## Raw data
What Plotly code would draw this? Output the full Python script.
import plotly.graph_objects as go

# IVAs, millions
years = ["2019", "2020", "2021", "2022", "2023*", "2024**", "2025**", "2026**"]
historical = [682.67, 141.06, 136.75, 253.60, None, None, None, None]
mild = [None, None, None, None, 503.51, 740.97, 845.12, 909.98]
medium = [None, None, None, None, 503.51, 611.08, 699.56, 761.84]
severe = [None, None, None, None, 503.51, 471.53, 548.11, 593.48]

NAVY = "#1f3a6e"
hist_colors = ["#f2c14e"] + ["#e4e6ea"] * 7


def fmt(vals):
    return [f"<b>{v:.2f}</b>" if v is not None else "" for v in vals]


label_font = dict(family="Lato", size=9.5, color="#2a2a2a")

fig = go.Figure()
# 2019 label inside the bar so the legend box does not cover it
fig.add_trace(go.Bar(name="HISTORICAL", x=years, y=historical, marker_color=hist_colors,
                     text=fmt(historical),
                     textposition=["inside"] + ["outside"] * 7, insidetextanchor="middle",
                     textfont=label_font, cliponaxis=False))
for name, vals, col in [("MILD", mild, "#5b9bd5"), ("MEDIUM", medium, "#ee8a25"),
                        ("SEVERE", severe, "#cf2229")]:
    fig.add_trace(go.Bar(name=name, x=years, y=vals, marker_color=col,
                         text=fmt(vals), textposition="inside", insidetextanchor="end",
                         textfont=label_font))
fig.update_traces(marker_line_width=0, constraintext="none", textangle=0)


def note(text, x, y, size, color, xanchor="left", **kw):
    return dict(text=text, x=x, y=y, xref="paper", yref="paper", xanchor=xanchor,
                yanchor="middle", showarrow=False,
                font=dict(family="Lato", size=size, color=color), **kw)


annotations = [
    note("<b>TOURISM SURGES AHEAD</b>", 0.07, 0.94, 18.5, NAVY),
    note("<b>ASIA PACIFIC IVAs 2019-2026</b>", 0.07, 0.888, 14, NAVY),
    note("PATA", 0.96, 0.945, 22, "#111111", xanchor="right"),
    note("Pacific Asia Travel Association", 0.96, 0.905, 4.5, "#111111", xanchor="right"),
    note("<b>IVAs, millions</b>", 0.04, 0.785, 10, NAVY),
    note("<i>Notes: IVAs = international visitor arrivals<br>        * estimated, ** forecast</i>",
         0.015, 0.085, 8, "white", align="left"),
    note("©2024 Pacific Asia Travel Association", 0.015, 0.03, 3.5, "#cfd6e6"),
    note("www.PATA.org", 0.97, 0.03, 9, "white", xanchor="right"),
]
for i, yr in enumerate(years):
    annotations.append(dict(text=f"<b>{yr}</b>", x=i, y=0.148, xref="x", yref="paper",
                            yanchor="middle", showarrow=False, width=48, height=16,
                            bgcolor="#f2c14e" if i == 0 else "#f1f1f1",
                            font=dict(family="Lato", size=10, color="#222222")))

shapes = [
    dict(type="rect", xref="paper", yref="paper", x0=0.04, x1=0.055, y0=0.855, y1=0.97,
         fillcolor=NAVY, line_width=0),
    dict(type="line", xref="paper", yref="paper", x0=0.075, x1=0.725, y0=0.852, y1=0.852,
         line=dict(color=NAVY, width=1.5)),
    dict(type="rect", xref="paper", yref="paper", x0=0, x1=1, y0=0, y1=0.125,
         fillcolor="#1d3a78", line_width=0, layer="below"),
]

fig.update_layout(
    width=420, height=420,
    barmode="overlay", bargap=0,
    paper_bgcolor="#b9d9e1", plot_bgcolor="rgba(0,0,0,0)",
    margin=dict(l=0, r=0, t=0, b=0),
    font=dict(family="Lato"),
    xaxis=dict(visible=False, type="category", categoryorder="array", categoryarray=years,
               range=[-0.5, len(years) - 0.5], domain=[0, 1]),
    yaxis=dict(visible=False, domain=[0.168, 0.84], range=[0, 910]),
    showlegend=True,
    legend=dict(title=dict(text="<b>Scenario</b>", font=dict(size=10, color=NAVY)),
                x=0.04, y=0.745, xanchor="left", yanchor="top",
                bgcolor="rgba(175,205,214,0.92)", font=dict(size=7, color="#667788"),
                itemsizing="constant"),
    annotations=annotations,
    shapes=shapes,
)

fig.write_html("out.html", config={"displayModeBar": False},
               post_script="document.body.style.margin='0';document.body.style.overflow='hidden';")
...
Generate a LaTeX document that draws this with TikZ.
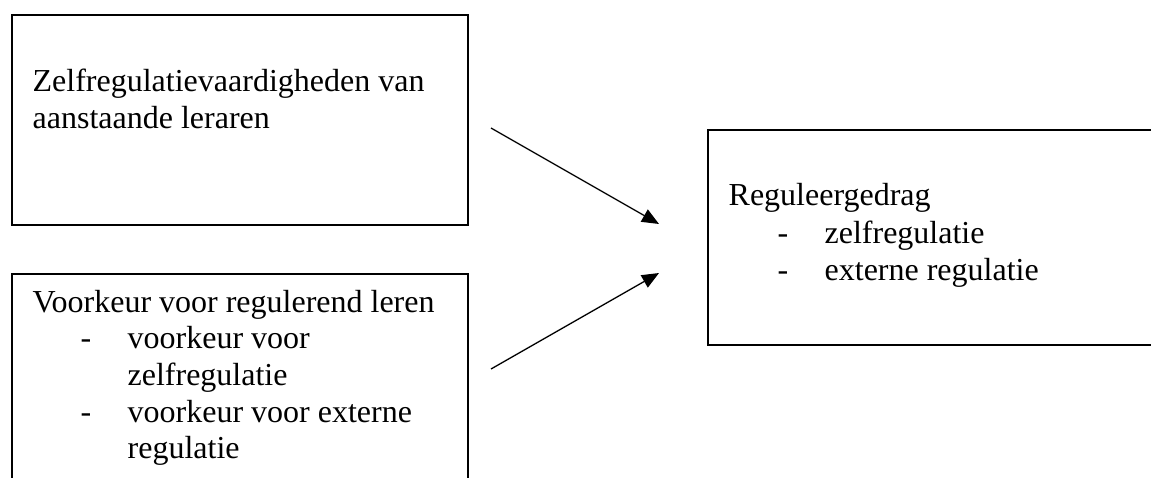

## Work instructions
Nothing beyond the lines starting at the line containing "What Plotly code" and ending at the line containing "import plotly.graph_objects as go" is to be reproduced; reproduce those lines exactly, both ends included.

## Result of the exercise
What Plotly code would draw this? Output the full Python script.
import plotly.graph_objects as go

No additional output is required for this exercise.